### Task directions
Exactly as written, retype the listing below, omitting the pictures.

[BEGIN Material]

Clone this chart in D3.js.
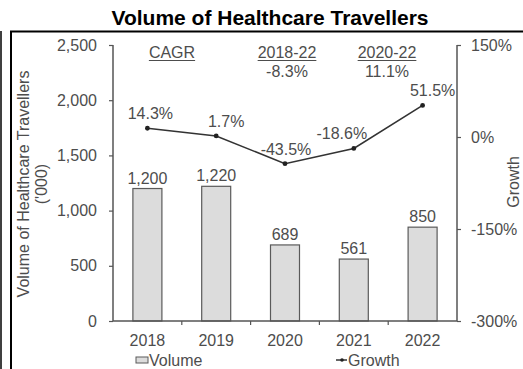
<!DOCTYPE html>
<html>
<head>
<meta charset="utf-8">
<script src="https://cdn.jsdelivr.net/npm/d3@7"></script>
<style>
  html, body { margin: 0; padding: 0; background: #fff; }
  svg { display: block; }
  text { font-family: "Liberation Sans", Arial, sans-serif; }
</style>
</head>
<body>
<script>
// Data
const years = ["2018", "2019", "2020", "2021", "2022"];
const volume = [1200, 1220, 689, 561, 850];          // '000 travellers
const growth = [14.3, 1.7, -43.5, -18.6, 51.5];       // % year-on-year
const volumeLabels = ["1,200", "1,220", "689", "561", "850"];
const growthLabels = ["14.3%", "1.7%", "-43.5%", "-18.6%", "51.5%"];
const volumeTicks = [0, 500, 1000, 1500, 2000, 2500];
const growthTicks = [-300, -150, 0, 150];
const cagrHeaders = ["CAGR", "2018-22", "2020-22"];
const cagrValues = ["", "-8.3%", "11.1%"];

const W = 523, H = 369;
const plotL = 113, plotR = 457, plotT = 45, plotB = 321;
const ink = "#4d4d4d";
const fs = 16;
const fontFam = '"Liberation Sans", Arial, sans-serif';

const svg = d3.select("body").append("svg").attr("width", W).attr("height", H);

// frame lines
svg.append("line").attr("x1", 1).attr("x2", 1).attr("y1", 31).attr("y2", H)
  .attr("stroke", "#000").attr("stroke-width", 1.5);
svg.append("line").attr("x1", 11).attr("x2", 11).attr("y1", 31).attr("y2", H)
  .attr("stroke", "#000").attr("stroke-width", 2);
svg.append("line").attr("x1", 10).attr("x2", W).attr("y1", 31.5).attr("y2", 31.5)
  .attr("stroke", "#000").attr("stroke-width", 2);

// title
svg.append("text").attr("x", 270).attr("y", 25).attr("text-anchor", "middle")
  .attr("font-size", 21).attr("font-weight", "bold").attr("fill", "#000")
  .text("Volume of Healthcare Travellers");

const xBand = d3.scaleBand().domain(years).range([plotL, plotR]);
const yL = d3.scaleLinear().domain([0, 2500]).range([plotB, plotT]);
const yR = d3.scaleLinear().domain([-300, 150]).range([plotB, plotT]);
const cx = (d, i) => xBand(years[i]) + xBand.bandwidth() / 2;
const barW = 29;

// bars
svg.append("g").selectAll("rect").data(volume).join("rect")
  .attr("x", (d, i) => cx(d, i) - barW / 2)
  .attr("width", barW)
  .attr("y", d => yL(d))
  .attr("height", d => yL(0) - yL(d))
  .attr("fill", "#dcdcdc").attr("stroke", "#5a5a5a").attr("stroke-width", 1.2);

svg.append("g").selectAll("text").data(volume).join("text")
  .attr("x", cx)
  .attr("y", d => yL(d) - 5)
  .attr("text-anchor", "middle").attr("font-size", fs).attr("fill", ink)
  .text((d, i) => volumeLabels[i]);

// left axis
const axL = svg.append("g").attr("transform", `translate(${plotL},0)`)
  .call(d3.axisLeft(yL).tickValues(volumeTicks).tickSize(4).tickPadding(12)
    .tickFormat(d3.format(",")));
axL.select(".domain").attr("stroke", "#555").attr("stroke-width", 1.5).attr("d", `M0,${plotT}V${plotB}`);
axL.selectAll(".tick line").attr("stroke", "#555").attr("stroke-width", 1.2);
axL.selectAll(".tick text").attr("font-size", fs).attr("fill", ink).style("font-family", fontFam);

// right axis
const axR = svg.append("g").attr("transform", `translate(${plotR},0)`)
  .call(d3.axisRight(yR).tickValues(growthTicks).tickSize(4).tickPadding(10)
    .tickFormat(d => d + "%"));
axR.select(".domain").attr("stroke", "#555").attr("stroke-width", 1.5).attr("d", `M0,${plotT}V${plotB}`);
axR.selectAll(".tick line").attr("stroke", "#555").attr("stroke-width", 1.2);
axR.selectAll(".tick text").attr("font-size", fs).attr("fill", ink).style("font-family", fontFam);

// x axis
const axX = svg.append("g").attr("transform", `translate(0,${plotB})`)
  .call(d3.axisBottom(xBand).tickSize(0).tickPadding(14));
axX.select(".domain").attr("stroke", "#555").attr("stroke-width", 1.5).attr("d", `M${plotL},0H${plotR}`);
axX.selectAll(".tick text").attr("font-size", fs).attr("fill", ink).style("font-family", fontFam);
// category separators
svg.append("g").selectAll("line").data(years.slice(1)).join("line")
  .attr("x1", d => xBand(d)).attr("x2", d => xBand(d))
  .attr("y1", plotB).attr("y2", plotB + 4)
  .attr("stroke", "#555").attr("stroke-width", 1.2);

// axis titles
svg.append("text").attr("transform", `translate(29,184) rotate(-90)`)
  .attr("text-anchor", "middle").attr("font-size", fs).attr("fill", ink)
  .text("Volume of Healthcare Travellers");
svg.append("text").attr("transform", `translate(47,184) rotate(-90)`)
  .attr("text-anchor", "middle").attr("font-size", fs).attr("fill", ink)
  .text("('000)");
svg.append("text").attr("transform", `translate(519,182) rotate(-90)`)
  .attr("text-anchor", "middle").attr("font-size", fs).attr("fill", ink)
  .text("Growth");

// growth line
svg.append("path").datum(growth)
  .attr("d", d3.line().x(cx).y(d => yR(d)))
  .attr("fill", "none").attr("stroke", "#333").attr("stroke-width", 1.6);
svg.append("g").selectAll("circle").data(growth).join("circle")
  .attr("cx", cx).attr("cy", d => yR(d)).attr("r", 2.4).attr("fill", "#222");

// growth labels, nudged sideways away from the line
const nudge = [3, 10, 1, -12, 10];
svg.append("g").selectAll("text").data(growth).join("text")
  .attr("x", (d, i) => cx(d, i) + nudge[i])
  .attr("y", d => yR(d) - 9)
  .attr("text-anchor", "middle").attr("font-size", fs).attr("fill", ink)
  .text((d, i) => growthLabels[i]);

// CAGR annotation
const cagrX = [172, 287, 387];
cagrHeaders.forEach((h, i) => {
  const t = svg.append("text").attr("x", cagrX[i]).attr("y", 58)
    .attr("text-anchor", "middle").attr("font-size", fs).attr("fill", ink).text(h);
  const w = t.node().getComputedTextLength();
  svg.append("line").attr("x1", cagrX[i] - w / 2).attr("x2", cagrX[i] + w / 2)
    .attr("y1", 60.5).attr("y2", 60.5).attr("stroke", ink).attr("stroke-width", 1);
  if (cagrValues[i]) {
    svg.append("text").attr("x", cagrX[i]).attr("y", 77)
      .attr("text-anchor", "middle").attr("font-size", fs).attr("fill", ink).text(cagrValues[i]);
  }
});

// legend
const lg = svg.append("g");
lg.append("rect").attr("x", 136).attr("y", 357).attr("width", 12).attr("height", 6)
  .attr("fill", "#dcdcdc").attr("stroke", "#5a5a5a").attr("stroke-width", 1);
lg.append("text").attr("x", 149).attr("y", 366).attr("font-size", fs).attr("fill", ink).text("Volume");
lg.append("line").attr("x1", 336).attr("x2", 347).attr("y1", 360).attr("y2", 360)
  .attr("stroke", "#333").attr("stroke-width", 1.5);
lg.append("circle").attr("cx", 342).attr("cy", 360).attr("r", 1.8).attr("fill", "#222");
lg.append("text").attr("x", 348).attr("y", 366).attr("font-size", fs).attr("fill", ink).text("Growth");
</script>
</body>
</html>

[END Material]

### The answer
Clone this chart in D3.js.
<!DOCTYPE html>
<html>
<head>
<meta charset="utf-8">
<script src="https://cdn.jsdelivr.net/npm/d3@7"></script>
<style>
  html, body { margin: 0; padding: 0; background: #fff; }
  svg { display: block; }
  text { font-family: "Liberation Sans", Arial, sans-serif; }
</style>
</head>
<body>
<script>
// Data
const years = ["2018", "2019", "2020", "2021", "2022"];
const volume = [1200, 1220, 689, 561, 850];          // '000 travellers
const growth = [14.3, 1.7, -43.5, -18.6, 51.5];       // % year-on-year
const volumeLabels = ["1,200", "1,220", "689", "561", "850"];
const growthLabels = ["14.3%", "1.7%", "-43.5%", "-18.6%", "51.5%"];
const volumeTicks = [0, 500, 1000, 1500, 2000, 2500];
const growthTicks = [-300, -150, 0, 150];
const cagrHeaders = ["CAGR", "2018-22", "2020-22"];
const cagrValues = ["", "-8.3%", "11.1%"];

const W = 523, H = 369;
const plotL = 113, plotR = 457, plotT = 45, plotB = 321;
const ink = "#4d4d4d";
const fs = 16;
const fontFam = '"Liberation Sans", Arial, sans-serif';

const svg = d3.select("body").append("svg").attr("width", W).attr("height", H);

// frame lines
svg.append("line").attr("x1", 1).attr("x2", 1).attr("y1", 31).attr("y2", H)
  .attr("stroke", "#000").attr("stroke-width", 1.5);
svg.append("line").attr("x1", 11).attr("x2", 11).attr("y1", 31).attr("y2", H)
  .attr("stroke", "#000").attr("stroke-width", 2);
svg.append("line").attr("x1", 10).attr("x2", W).attr("y1", 31.5).attr("y2", 31.5)
  .attr("stroke", "#000").attr("stroke-width", 2);

// title
svg.append("text").attr("x", 270).attr("y", 25).attr("text-anchor", "middle")
  .attr("font-size", 21).attr("font-weight", "bold").attr("fill", "#000")
  .text("Volume of Healthcare Travellers");

const xBand = d3.scaleBand().domain(years).range([plotL, plotR]);
const yL = d3.scaleLinear().domain([0, 2500]).range([plotB, plotT]);
const yR = d3.scaleLinear().domain([-300, 150]).range([plotB, plotT]);
const cx = (d, i) => xBand(years[i]) + xBand.bandwidth() / 2;
const barW = 29;

// bars
svg.append("g").selectAll("rect").data(volume).join("rect")
  .attr("x", (d, i) => cx(d, i) - barW / 2)
  .attr("width", barW)
  .attr("y", d => yL(d))
  .attr("height", d => yL(0) - yL(d))
  .attr("fill", "#dcdcdc").attr("stroke", "#5a5a5a").attr("stroke-width", 1.2);

svg.append("g").selectAll("text").data(volume).join("text")
  .attr("x", cx)
  .attr("y", d => yL(d) - 5)
  .attr("text-anchor", "middle").attr("font-size", fs).attr("fill", ink)
  .text((d, i) => volumeLabels[i]);

// left axis
const axL = svg.append("g").attr("transform", `translate(${plotL},0)`)
  .call(d3.axisLeft(yL).tickValues(volumeTicks).tickSize(4).tickPadding(12)
    .tickFormat(d3.format(",")));
axL.select(".domain").attr("stroke", "#555").attr("stroke-width", 1.5).attr("d", `M0,${plotT}V${plotB}`);
axL.selectAll(".tick line").attr("stroke", "#555").attr("stroke-width", 1.2);
axL.selectAll(".tick text").attr("font-size", fs).attr("fill", ink).style("font-family", fontFam);

// right axis
const axR = svg.append("g").attr("transform", `translate(${plotR},0)`)
  .call(d3.axisRight(yR).tickValues(growthTicks).tickSize(4).tickPadding(10)
    .tickFormat(d => d + "%"));
axR.select(".domain").attr("stroke", "#555").attr("stroke-width", 1.5).attr("d", `M0,${plotT}V${plotB}`);
axR.selectAll(".tick line").attr("stroke", "#555").attr("stroke-width", 1.2);
axR.selectAll(".tick text").attr("font-size", fs).attr("fill", ink).style("font-family", fontFam);

// x axis
const axX = svg.append("g").attr("transform", `translate(0,${plotB})`)
  .call(d3.axisBottom(xBand).tickSize(0).tickPadding(14));
axX.select(".domain").attr("stroke", "#555").attr("stroke-width", 1.5).attr("d", `M${plotL},0H${plotR}`);
axX.selectAll(".tick text").attr("font-size", fs).attr("fill", ink).style("font-family", fontFam);
// category separators
svg.append("g").selectAll("line").data(years.slice(1)).join("line")
  .attr("x1", d => xBand(d)).attr("x2", d => xBand(d))
  .attr("y1", plotB).attr("y2", plotB + 4)
  .attr("stroke", "#555").attr("stroke-width", 1.2);

// axis titles
svg.append("text").attr("transform", `translate(29,184) rotate(-90)`)
  .attr("text-anchor", "middle").attr("font-size", fs).attr("fill", ink)
  .text("Volume of Healthcare Travellers");
svg.append("text").attr("transform", `translate(47,184) rotate(-90)`)
  .attr("text-anchor", "middle").attr("font-size", fs).attr("fill", ink)
  .text("('000)");
svg.append("text").attr("transform", `translate(519,182) rotate(-90)`)
  .attr("text-anchor", "middle").attr("font-size", fs).attr("fill", ink)
  .text("Growth");

// growth line
svg.append("path").datum(growth)
  .attr("d", d3.line().x(cx).y(d => yR(d)))
  .attr("fill", "none").attr("stroke", "#333").attr("stroke-width", 1.6);
svg.append("g").selectAll("circle").data(growth).join("circle")
  .attr("cx", cx).attr("cy", d => yR(d)).attr("r", 2.4).attr("fill", "#222");

// growth labels, nudged sideways away from the line
const nudge = [3, 10, 1, -12, 10];
svg.append("g").selectAll("text").data(growth).join("text")
  .attr("x", (d, i) => cx(d, i) + nudge[i])
  .attr("y", d => yR(d) - 9)
  .attr("text-anchor", "middle").attr("font-size", fs).attr("fill", ink)
  .text((d, i) => growthLabels[i]);

// CAGR annotation
const cagrX = [172, 287, 387];
cagrHeaders.forEach((h, i) => {
  const t = svg.append("text").attr("x", cagrX[i]).attr("y", 58)
    .attr("text-anchor", "middle").attr("font-size", fs).attr("fill", ink).text(h);
  const w = t.node().getComputedTextLength();
  svg.append("line").attr("x1", cagrX[i] - w / 2).attr("x2", cagrX[i] + w / 2)
    .attr("y1", 60.5).attr("y2", 60.5).attr("stroke", ink).attr("stroke-width", 1);
  if (cagrValues[i]) {
    svg.append("text").attr("x", cagrX[i]).attr("y", 77)
      .attr("text-anchor", "middle").attr("font-size", fs).attr("fill", ink).text(cagrValues[i]);
  }
});

// legend
const lg = svg.append("g");
lg.append("rect").attr("x", 136).attr("y", 357).attr("width", 12).attr("height", 6)
  .attr("fill", "#dcdcdc").attr("stroke", "#5a5a5a").attr("stroke-width", 1);
lg.append("text").attr("x", 149).attr("y", 366).attr("font-size", fs).attr("fill", ink).text("Volume");
lg.append("line").attr("x1", 336).attr("x2", 347).attr("y1", 360).attr("y2", 360)
  .attr("stroke", "#333").attr("stroke-width", 1.5);
lg.append("circle").attr("cx", 342).attr("cy", 360).attr("r", 1.8).attr("fill", "#222");
lg.append("text").attr("x", 348).attr("y", 366).attr("font-size", fs).attr("fill", ink).text("Growth");
</script>
</body>
</html>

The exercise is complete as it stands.